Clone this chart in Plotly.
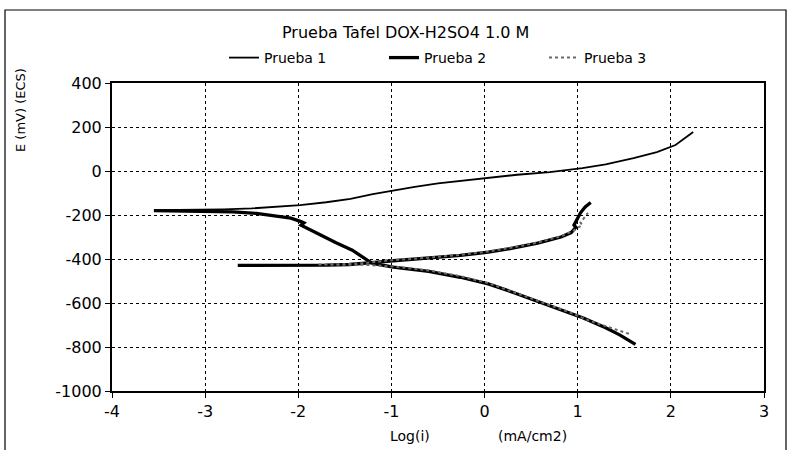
import plotly.graph_objects as go

# Tafel polarisation curves, DOX in H2SO4 1.0 M
# x: log of current density (mA/cm2), y: potential E in mV vs ECS

# Prueba 1: anodic branch from the corrosion potential near -180 mV
p1_log_i = [-3.55, -3.2, -2.8, -2.5, -2.27, -1.98, -1.7, -1.44, -1.2, -0.98, -0.75,
            -0.5, -0.25, 0.04, 0.35, 0.7, 1.05, 1.3, 1.6, 1.85, 2.05, 2.24]
p1_e = [-178, -177, -174, -170, -164, -155, -142, -127, -105, -88, -72,
        -56, -44, -29, -17, -5, 13, 30, 58, 86, 118, 177]

# Prueba 2: descending cathodic branch, then (separate segment) the
# low-current plateau near -428 mV and its anodic branch
p2_log_i = [-3.55, -3.2, -2.9, -2.7, -2.45, -2.25, -2.08, -1.97, -1.94, -1.97, -1.9,
            -1.76, -1.6, -1.42, -1.26, -1.2, -0.98, -0.6, -0.26, 0.04, 0.3, 0.6,
            0.85, 1.06, 1.3, 1.45, 1.62,
            None,
            -2.65, -2.3, -2.0, -1.7, -1.45, -1.3, -1.15, -0.98, -0.6, -0.26, 0.04,
            0.3, 0.57, 0.82, 0.93, 0.98, 0.96, 0.99, 1.03, 1.08, 1.14]
p2_e = [-180, -181, -183, -186, -193, -203, -214, -230, -236, -246, -262,
        -291, -325, -360, -405, -420, -437, -456, -483, -513, -551, -597,
        -632, -668, -713, -745, -788,
        None,
        -429, -430, -430, -428, -425, -421, -414, -408, -397, -384, -369,
        -351, -328, -300, -280, -256, -246, -220, -190, -163, -143]

# Prueba 3: cathodic branch -> corrosion potential -> anodic branch
p3_log_i = [1.55, 1.35, 1.14, 0.9, 0.6, 0.3, 0.04, -0.26, -0.6, -0.98, -1.3,
            -1.55, -1.8, -1.55, -1.3, -1.0, -0.6, -0.26, 0.04, 0.3, 0.57, 0.82,
            0.95, 1.02, 1.05, 1.03, 1.07, 1.11]
p3_e = [-740, -712, -683, -640, -594, -548, -510, -478, -452, -434, -426,
        -426, -425, -424, -419, -406, -394, -381, -366, -348, -325, -297,
        -272, -255, -245, -235, -210, -190]

x_ticks = [-4, -3, -2, -1, 0, 1, 2, 3]
y_ticks = [400, 200, 0, -200, -400, -600, -800, -1000]

FONT = "DejaVu Sans"
W, H = 790, 450
ML, MR, MT, MB = 112, 26, 83, 59
PW, PH = W - ML - MR, H - MT - MB


def px_to_paper_x(px):
    return (px - ML) / PW


def px_to_paper_y(py):
    return (H - MB - py) / PH


fig = go.Figure()
fig.add_trace(go.Scatter(x=p1_log_i, y=p1_e, mode="lines", name="Prueba 1",
                         line=dict(color="black", width=1.8)))
fig.add_trace(go.Scatter(x=p2_log_i, y=p2_e, mode="lines", name="Prueba 2",
                         line=dict(color="black", width=3.3), connectgaps=False))
fig.add_trace(go.Scatter(x=p3_log_i, y=p3_e, mode="lines", name="Prueba 3",
                         line=dict(color="#6a6a6a", width=2, dash="dot")))

axis_common = dict(
    showline=True, linecolor="black", linewidth=2, mirror=True,
    showgrid=True, gridcolor="black", gridwidth=1.4, griddash="dot",
    zeroline=False, ticks="outside", ticklen=5, tickcolor="black", tickwidth=1,
    tickfont=dict(family=FONT, size=16, color="black"),
)

fig.update_xaxes(range=[-4, 3], tickvals=x_ticks, ticktext=[str(v) for v in x_ticks],
                 **axis_common)
fig.update_yaxes(range=[-1000, 400], tickvals=y_ticks, ticktext=[str(v) for v in y_ticks],
                 **axis_common)

fig.update_layout(
    width=W, height=H,
    margin=dict(l=ML, r=MR, t=MT, b=MB),
    paper_bgcolor="white", plot_bgcolor="white",
    showlegend=True,
    legend=dict(orientation="h", x=px_to_paper_x(224), xanchor="left",
                y=px_to_paper_y(58), yanchor="middle",
                font=dict(family=FONT, size=14, color="black"),
                entrywidth=115, entrywidthmode="pixels",
                bgcolor="rgba(0,0,0,0)", tracegroupgap=0),
    font=dict(family=FONT, color="black"),
)

ann_font = dict(family=FONT, size=14, color="black")
# chart title
fig.add_annotation(text="Prueba Tafel DOX-H2SO4 1.0 M", xref="paper", yref="paper",
                   x=px_to_paper_x(405), y=px_to_paper_y(32), showarrow=False,
                   xanchor="center", yanchor="middle",
                   font=dict(family=FONT, size=16, color="black"))
# axis titles
fig.add_annotation(text="E (mV) (ECS)", xref="paper", yref="paper",
                   x=px_to_paper_x(20), y=px_to_paper_y(110), textangle=-90,
                   xanchor="center", yanchor="middle",
                   showarrow=False, font=dict(family=FONT, size=13, color="black"))
fig.add_annotation(text="Log(i)", xref="paper", yref="paper",
                   x=px_to_paper_x(410), y=px_to_paper_y(436), showarrow=False,
                   xanchor="center", yanchor="middle", font=ann_font)
fig.add_annotation(text="(mA/cm2)", xref="paper", yref="paper",
                   x=px_to_paper_x(532), y=px_to_paper_y(436), showarrow=False,
                   xanchor="center", yanchor="middle", font=ann_font)

# outer chart frame
fig.add_shape(type="rect", xref="paper", yref="paper",
              x0=px_to_paper_x(5), x1=px_to_paper_x(786),
              y0=px_to_paper_y(453), y1=px_to_paper_y(10),
              line=dict(color="black", width=1.2), fillcolor="rgba(0,0,0,0)",
              layer="below")

fig.write_html("out.html")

• • •

-- WHAT TO DO --
From the first line of the material down to the line containing "# x: log of", inclusive, return each line exactly, skipping any picture.

-- ANSWER --
Clone this chart in Plotly.
import plotly.graph_objects as go

# Tafel polarisation curves, DOX in H2SO4 1.0 M
# x: log of current density (mA/cm2), y: potential E in mV vs ECS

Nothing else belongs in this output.